* _EXERCISE DETAILS_: Reproduce all the lines exactly as they stand, apart from the pictures.

* _AVAILABLE DATA_:
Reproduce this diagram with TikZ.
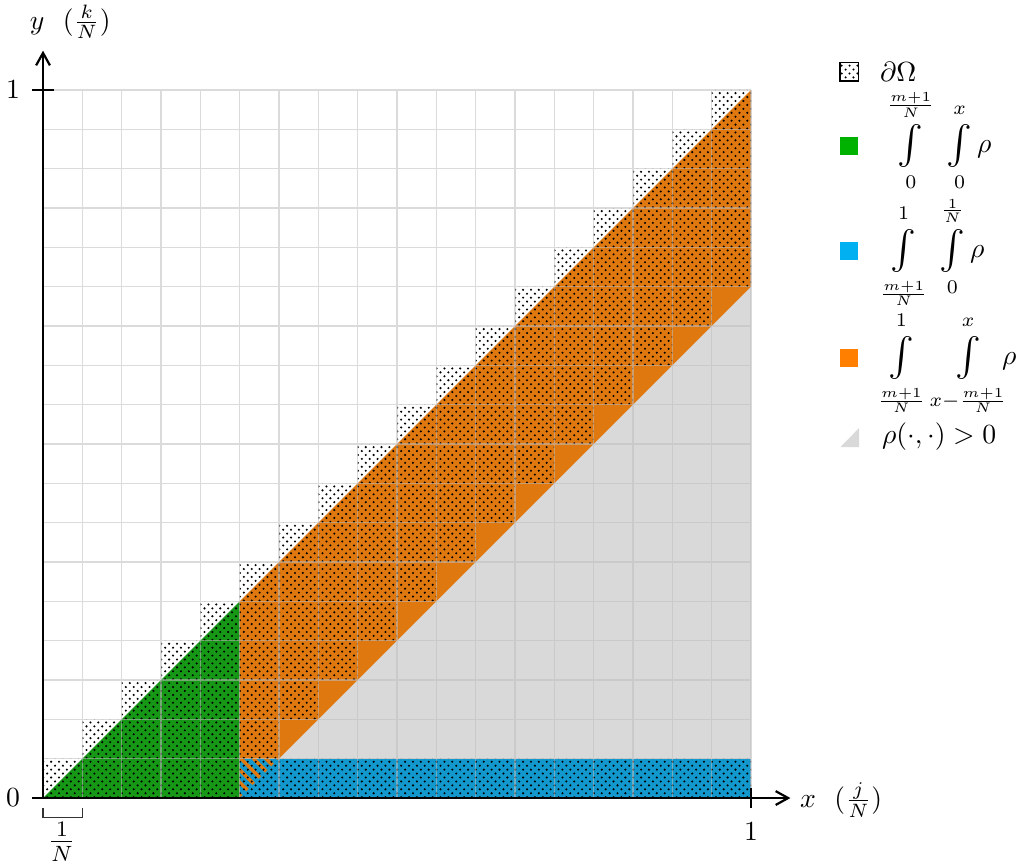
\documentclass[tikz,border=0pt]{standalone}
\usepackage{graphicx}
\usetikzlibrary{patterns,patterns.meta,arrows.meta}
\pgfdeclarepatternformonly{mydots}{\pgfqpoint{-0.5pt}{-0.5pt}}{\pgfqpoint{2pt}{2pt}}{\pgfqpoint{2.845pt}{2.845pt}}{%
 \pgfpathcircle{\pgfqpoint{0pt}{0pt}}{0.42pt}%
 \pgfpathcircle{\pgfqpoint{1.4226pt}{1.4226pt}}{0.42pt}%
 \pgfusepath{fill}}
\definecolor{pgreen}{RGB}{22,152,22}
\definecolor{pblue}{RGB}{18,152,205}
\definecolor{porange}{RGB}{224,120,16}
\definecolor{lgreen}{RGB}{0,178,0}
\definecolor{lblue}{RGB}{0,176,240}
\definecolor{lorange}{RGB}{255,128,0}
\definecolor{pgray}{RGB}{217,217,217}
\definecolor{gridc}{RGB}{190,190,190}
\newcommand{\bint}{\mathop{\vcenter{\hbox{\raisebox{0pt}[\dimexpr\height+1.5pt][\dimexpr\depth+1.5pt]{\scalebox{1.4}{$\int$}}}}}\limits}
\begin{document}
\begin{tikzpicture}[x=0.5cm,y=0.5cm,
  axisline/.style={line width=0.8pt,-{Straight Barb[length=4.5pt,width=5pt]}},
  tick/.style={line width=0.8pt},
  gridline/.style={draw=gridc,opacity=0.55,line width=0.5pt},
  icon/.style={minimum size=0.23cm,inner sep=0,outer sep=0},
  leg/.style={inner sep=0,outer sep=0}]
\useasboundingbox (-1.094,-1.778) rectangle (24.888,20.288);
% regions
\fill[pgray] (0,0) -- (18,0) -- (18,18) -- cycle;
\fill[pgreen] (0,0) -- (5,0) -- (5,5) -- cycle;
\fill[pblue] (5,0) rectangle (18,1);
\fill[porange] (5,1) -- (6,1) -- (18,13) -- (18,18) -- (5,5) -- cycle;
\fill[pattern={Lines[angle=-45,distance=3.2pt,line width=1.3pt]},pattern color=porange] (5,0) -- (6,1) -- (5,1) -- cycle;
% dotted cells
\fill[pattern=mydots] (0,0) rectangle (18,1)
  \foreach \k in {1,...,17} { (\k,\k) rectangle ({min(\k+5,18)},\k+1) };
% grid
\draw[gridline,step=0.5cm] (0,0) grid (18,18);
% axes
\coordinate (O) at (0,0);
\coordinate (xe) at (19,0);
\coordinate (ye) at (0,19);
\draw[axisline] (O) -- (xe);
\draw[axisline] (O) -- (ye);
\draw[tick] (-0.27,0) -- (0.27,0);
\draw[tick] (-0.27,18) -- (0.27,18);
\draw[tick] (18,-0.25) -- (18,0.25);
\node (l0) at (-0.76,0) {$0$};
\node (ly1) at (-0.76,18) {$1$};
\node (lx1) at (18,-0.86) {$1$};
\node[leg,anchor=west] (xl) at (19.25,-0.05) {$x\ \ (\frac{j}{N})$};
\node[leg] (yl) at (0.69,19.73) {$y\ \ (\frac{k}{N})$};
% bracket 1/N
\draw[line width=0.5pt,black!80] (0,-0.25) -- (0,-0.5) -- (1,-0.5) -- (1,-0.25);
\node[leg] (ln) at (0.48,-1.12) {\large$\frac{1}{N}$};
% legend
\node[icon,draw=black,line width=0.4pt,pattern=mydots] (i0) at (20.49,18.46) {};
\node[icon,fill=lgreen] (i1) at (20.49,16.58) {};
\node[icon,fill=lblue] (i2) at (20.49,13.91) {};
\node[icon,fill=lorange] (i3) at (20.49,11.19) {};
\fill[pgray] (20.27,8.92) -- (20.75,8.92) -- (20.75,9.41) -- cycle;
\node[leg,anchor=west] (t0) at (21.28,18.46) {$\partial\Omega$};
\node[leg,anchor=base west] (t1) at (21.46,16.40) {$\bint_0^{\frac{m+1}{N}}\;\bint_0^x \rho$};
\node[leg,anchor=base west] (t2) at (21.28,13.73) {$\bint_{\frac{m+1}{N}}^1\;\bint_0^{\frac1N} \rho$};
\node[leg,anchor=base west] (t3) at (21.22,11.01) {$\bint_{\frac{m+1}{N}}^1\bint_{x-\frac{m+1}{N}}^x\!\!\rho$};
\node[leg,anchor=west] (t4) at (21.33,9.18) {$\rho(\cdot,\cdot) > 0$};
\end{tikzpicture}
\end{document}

* _ANSWER TO THE TASK_:
Reproduce this diagram with TikZ.
\documentclass[tikz,border=0pt]{standalone}
\usepackage{graphicx}
\usetikzlibrary{patterns,patterns.meta,arrows.meta}
\pgfdeclarepatternformonly{mydots}{\pgfqpoint{-0.5pt}{-0.5pt}}{\pgfqpoint{2pt}{2pt}}{\pgfqpoint{2.845pt}{2.845pt}}{%
 \pgfpathcircle{\pgfqpoint{0pt}{0pt}}{0.42pt}%
 \pgfpathcircle{\pgfqpoint{1.4226pt}{1.4226pt}}{0.42pt}%
 \pgfusepath{fill}}
\definecolor{pgreen}{RGB}{22,152,22}
\definecolor{pblue}{RGB}{18,152,205}
\definecolor{porange}{RGB}{224,120,16}
\definecolor{lgreen}{RGB}{0,178,0}
\definecolor{lblue}{RGB}{0,176,240}
\definecolor{lorange}{RGB}{255,128,0}
\definecolor{pgray}{RGB}{217,217,217}
\definecolor{gridc}{RGB}{190,190,190}
\newcommand{\bint}{\mathop{\vcenter{\hbox{\raisebox{0pt}[\dimexpr\height+1.5pt][\dimexpr\depth+1.5pt]{\scalebox{1.4}{$\int$}}}}}\limits}
\begin{document}
\begin{tikzpicture}[x=0.5cm,y=0.5cm,
  axisline/.style={line width=0.8pt,-{Straight Barb[length=4.5pt,width=5pt]}},
  tick/.style={line width=0.8pt},
  gridline/.style={draw=gridc,opacity=0.55,line width=0.5pt},
  icon/.style={minimum size=0.23cm,inner sep=0,outer sep=0},
  leg/.style={inner sep=0,outer sep=0}]
\useasboundingbox (-1.094,-1.778) rectangle (24.888,20.288);
% regions
\fill[pgray] (0,0) -- (18,0) -- (18,18) -- cycle;
\fill[pgreen] (0,0) -- (5,0) -- (5,5) -- cycle;
\fill[pblue] (5,0) rectangle (18,1);
\fill[porange] (5,1) -- (6,1) -- (18,13) -- (18,18) -- (5,5) -- cycle;
\fill[pattern={Lines[angle=-45,distance=3.2pt,line width=1.3pt]},pattern color=porange] (5,0) -- (6,1) -- (5,1) -- cycle;
% dotted cells
\fill[pattern=mydots] (0,0) rectangle (18,1)
  \foreach \k in {1,...,17} { (\k,\k) rectangle ({min(\k+5,18)},\k+1) };
% grid
\draw[gridline,step=0.5cm] (0,0) grid (18,18);
% axes
\coordinate (O) at (0,0);
\coordinate (xe) at (19,0);
\coordinate (ye) at (0,19);
\draw[axisline] (O) -- (xe);
\draw[axisline] (O) -- (ye);
\draw[tick] (-0.27,0) -- (0.27,0);
\draw[tick] (-0.27,18) -- (0.27,18);
\draw[tick] (18,-0.25) -- (18,0.25);
\node (l0) at (-0.76,0) {$0$};
\node (ly1) at (-0.76,18) {$1$};
\node (lx1) at (18,-0.86) {$1$};
\node[leg,anchor=west] (xl) at (19.25,-0.05) {$x\ \ (\frac{j}{N})$};
\node[leg] (yl) at (0.69,19.73) {$y\ \ (\frac{k}{N})$};
% bracket 1/N
\draw[line width=0.5pt,black!80] (0,-0.25) -- (0,-0.5) -- (1,-0.5) -- (1,-0.25);
\node[leg] (ln) at (0.48,-1.12) {\large$\frac{1}{N}$};
% legend
\node[icon,draw=black,line width=0.4pt,pattern=mydots] (i0) at (20.49,18.46) {};
\node[icon,fill=lgreen] (i1) at (20.49,16.58) {};
\node[icon,fill=lblue] (i2) at (20.49,13.91) {};
\node[icon,fill=lorange] (i3) at (20.49,11.19) {};
\fill[pgray] (20.27,8.92) -- (20.75,8.92) -- (20.75,9.41) -- cycle;
\node[leg,anchor=west] (t0) at (21.28,18.46) {$\partial\Omega$};
\node[leg,anchor=base west] (t1) at (21.46,16.40) {$\bint_0^{\frac{m+1}{N}}\;\bint_0^x \rho$};
\node[leg,anchor=base west] (t2) at (21.28,13.73) {$\bint_{\frac{m+1}{N}}^1\;\bint_0^{\frac1N} \rho$};
\node[leg,anchor=base west] (t3) at (21.22,11.01) {$\bint_{\frac{m+1}{N}}^1\bint_{x-\frac{m+1}{N}}^x\!\!\rho$};
\node[leg,anchor=west] (t4) at (21.33,9.18) {$\rho(\cdot,\cdot) > 0$};
\end{tikzpicture}
\end{document}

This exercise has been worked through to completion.